ALGORITHMS - MINIMAX

Search algorithms tend to utilize a cause-and-effect concept--the search considers each possible action available to it at a given moment; it then considers its subsequent moves from each of those states, and so on, in an attempt to find terminal states which satisfy the goal conditions it was given. Upon finding a goal state, it then follows the steps it knows are necessary to achieve that state.

However, in a competitive multi-player game, when other agents are involved and have different goals in mind (and agents usually in fact have goals which directly oppose each other), things get more complicated. Even if a search algorithm can find a goal state, it usually cannot simply take a set of actions which will reach that state, since for every action our algorithm takes towards its goal, the opposing player can take an action which will alter the current state (presumably in a way unfavorable to our algorithm.) This does not mean searches are useless in finding strategies for multi-player games; they simply require additional tactics to be effective.

For two player games, the minimax algorithm is such a tactic, which uses the fact that the two players are working towards opposite goals to make predictions about which future states will be reached as the game progresses, and then proceeds accordingly to optimize its chance of victory. The theory behind minimax is that the algorithm's opponent will be trying to minimize whatever value the algorithm is trying to maximize (hence, "minimax"). Thus, the computer should make the move which leaves its opponent capable of doing the least damage.

In the ideal case (i.e., the computer has infinite time and infinite storage capacity), the computer will investigate every game outcome possible from the game's current state (as well as the paths taken to reach those states) and assign those outcomes values. For a win-or-lose game like chess or tic-tac-toe, there are only three possible values-win, lose, or draw (often assigned numeric values of 1, -1, and 0 respectively)--but for other games like backgammon or poker with a "score" to maximize, the scores themselves are used. Then, starting from the bottom, the computer evaluates which possible outcome is best for the computer's opponent. It then assumes that, if that game stage is reached, its opponent will make the move which leads to the outcome best for the opponent (and worse for the computer). Thus, it can "know" what its opponent will do, and have a concrete idea of what the final game state will be if that second-to-last position is in fact reached. Then, the computer can treat that position of a terminal node of that value, even though it is not actually a terminal value. This process can then be repeated a level higher, and so on. Ultimately, each option that the computer currently has available can be a assigned a value, as if it were a terminal state, and the computer simply picks the highest value and takes that action. A relatively simple example of this is shown below:

Fig. 1 (picture from http://perso.wanadoo.fr/alemanni/page5_e.html)

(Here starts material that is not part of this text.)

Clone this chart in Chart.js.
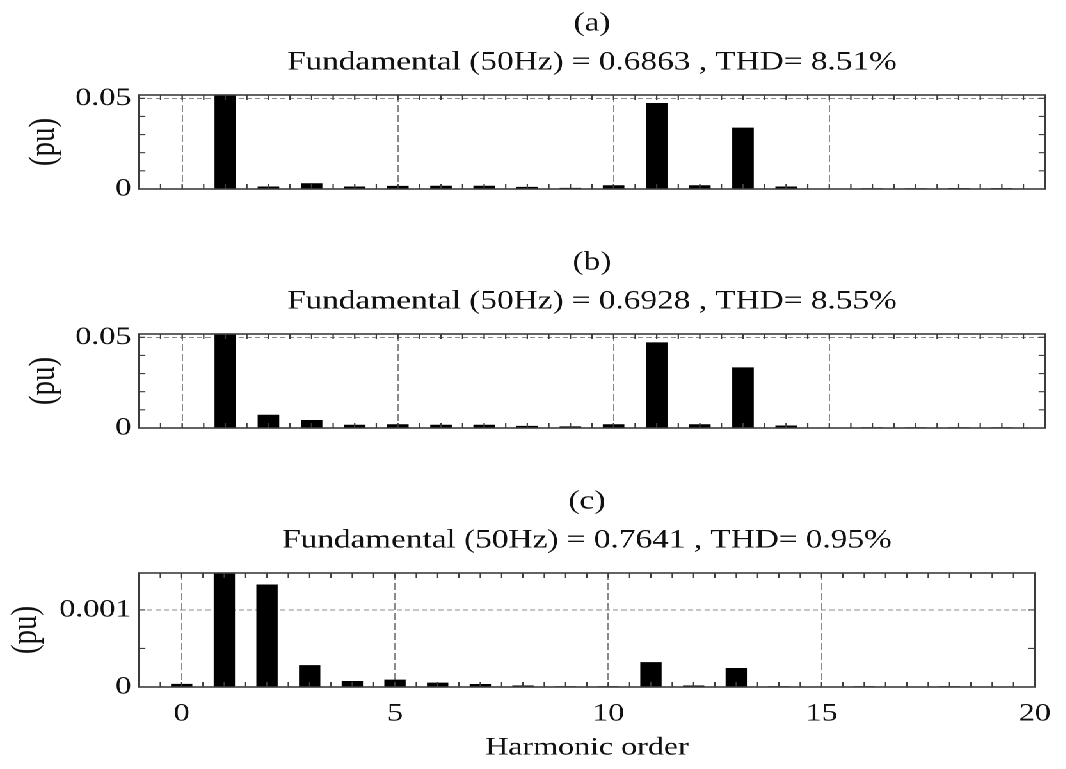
<!DOCTYPE html>
<html>
<head>
<meta charset="utf-8">
<script src="https://cdn.jsdelivr.net/npm/chart.js@4"></script>
<style>
  html, body { margin: 0; padding: 0; background: #fff; overflow: hidden; }
  /* the spectra are laid out narrow and widened afterwards */
  #wrap { position: relative; width: 833px; height: 769px; transform: scaleX(1.28); transform-origin: 0 0; }
  #wrap canvas { position: absolute; left: 0; }
</style>
</head>
<body>
<div id="wrap">
  <canvas id="specA" width="833" height="210" style="top:0px"></canvas>
  <canvas id="specB" width="833" height="210" style="top:239px"></canvas>
  <canvas id="specC" width="833" height="291" style="top:478px"></canvas>
</div>
<script>
// harmonic orders 0..19, magnitudes in pu (order 1 is the fundamental)
const harmonicOrder = [0, 1, 2, 3, 4, 5, 6, 7, 8, 9, 10, 11, 12, 13, 14, 15, 16, 17, 18, 19];
const magA = [0, 0.6863, 0.0014, 0.0032, 0.0014, 0.0017, 0.0018, 0.0018, 0.0012, 0.0006,
              0.0021, 0.0474, 0.0021, 0.0338, 0.0014, 0.0003, 0.0004, 0.0004, 0.0005, 0.0005];
const magB = [0, 0.6928, 0.0073, 0.0044, 0.0018, 0.0021, 0.0018, 0.0018, 0.0012, 0.0009,
              0.0021, 0.0472, 0.0021, 0.0334, 0.0014, 0.0003, 0.0004, 0.0004, 0.0004, 0.0004];
const magC = [0.00004, 0.7641, 0.00133, 0.000284, 0.000078, 0.000095, 0.000056, 0.000039, 0.00002, 0.00001,
              0.00001, 0.000323, 0.00002, 0.000246, 0.00001, 0, 0.00001, 0, 0.00001, 0];

const titleA = ['(a)', 'Fundamental (50Hz) = 0.6863 , THD= 8.51%'];
const titleB = ['(b)', 'Fundamental (50Hz) = 0.6928 , THD= 8.55%'];
const titleC = ['(c)', 'Fundamental (50Hz) = 0.7641 , THD= 0.95%'];

const xTicks = [0, 5, 10, 15, 20];
const yTicksAB = [0, 0.05];
const yTicksC = [0, 0.001];

const FONT = "'Liberation Serif', 'Times New Roman', serif";
const INK = '#111';

// box + small inward ticks on all four sides
const framePlugin = {
    id: 'frame',
    afterDatasetsDraw(chart, args, opts) {
        const { ctx, chartArea: a, scales: { x, y } } = chart;
        ctx.save();
        ctx.strokeStyle = '#3c3c3c';
        ctx.lineWidth = 1.1;
        ctx.beginPath();
        const nx = Math.round((x.max - x.min) / opts.xMinor);
        for (let i = 0; i <= nx; i++) {
            const px = x.getPixelForValue(x.min + i * opts.xMinor);
            ctx.moveTo(px, a.bottom); ctx.lineTo(px, a.bottom - 5);
            ctx.moveTo(px, a.top); ctx.lineTo(px, a.top + 5);
        }
        const ny = Math.floor(y.max / opts.yMinor + 1e-6);
        for (let i = 0; i <= ny; i++) {
            const py = y.getPixelForValue(i * opts.yMinor);
            ctx.moveTo(a.left, py); ctx.lineTo(a.left + 5, py);
            ctx.moveTo(a.right, py); ctx.lineTo(a.right - 5, py);
        }
        ctx.stroke();
        ctx.lineWidth = 1.6;
        ctx.strokeRect(a.left, a.top, a.right - a.left, a.bottom - a.top);
        ctx.restore();
    }
};

function makeSpectrum(id, values, title, yTicks, yMax, yMinor, opt) {
    const grid = {
        color: '#8a8a8a',
        lineWidth: 1,
        drawTicks: false,
        offset: false
    };
    return new Chart(document.getElementById(id), {
        type: 'bar',
        data: {
            datasets: [{
                data: harmonicOrder.map((h, i) => ({ x: h, y: values[i] })),
                backgroundColor: '#000',
                borderWidth: 0,
                barPercentage: 0.5,
                categoryPercentage: 1
            }]
        },
        options: {
            responsive: false,
            animation: false,
            devicePixelRatio: 2,
            layout: { padding: { left: 0, right: 16.6, top: 0, bottom: 0 } },
            scales: {
                x: {
                    type: 'linear',
                    min: -1,
                    max: 20,
                    offset: false,
                    grid: grid,
                    border: { display: false, dash: [7, 3] },
                    afterBuildTicks: s => { s.ticks = xTicks.map(v => ({ value: v })); },
                    afterFit: s => { s.height = opt.xHeight; },
                    ticks: {
                        display: opt.xLabels,
                        padding: 12,
                        maxRotation: 0,
                        color: INK,
                        font: { family: FONT, size: 25 }
                    },
                    title: {
                        display: opt.xLabels,
                        text: 'Harmonic order',
                        color: INK,
                        padding: { top: 0, bottom: 6 },
                        font: { family: FONT, size: 25 }
                    }
                },
                y: {
                    min: 0,
                    max: yMax,
                    grid: grid,
                    border: { display: false, dash: [4, 2.5] },
                    afterBuildTicks: s => { s.ticks = yTicks.map(v => ({ value: v })); },
                    afterFit: s => { s.width = 108.6; },
                    ticks: {
                        padding: 6,
                        color: INK,
                        font: { family: FONT, size: 25 },
                        callback: v => String(v)
                    },
                    title: {
                        display: true,
                        text: '(pu)',
                        color: INK,
                        padding: { top: opt.yTitlePad, bottom: 0 },
                        font: { family: FONT, size: 29 }
                    }
                }
            },
            plugins: {
                legend: { display: false },
                tooltip: { enabled: false },
                title: {
                    display: true,
                    fullSize: false,
                    text: title,
                    color: INK,
                    font: { family: FONT, size: 26, weight: 'normal', lineHeight: 1.5 },
                    padding: { top: 4, bottom: 13 }
                },
                frame: { xMinor: 0.5, yMinor: yMinor }
            }
        },
        plugins: [framePlugin]
    });
}

makeSpectrum('specA', magA, titleA, yTicksAB, 0.0518, 0.01, { xHeight: 2, xLabels: false, yTitlePad: 17 });
makeSpectrum('specB', magB, titleB, yTicksAB, 0.0518, 0.01, { xHeight: 2, xLabels: false, yTitlePad: 17 });
makeSpectrum('specC', magC, titleC, yTicksC, 0.00148, 0.0005, { xHeight: 82, xLabels: true, yTitlePad: 3 });
</script>
</body>
</html>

In the above example (Fig. 1), assuming normally alternating turns, if the computer has the choice at level A, its opponent will have the choice at B, and the computer will again have the choice at C. Since the computer is trying to maximize its score, it can know ahead of time what it would choose should any given C node be reached. C1 thus effectively has a score of 5, C2, 11, C3, 8, and so on. When the opponent has a choice to make at B, however, they will choose the path that leads to the C node with the lowest effective score. Thus, the score of each B node can be thought to be the minimum of the effective scores of the C-nodes it leads to. For example, B1's score would be 5 (the minimum of 5, 11, and 8, as calculated above). B2 and B3 can be calculated in a similar fashion. Finally, we are back to the current turn. The computer now knows what will come of choosing B1, B2, or B3; and, though the actual endgame is many turns away, it will choose the maximum of those three for the best possible result. Note that, if the opponent does not behave as predicted, the calculation can simply be re-run, taking the current state as the starting node, and a result as good (or better) than what was predicted will still be achieved.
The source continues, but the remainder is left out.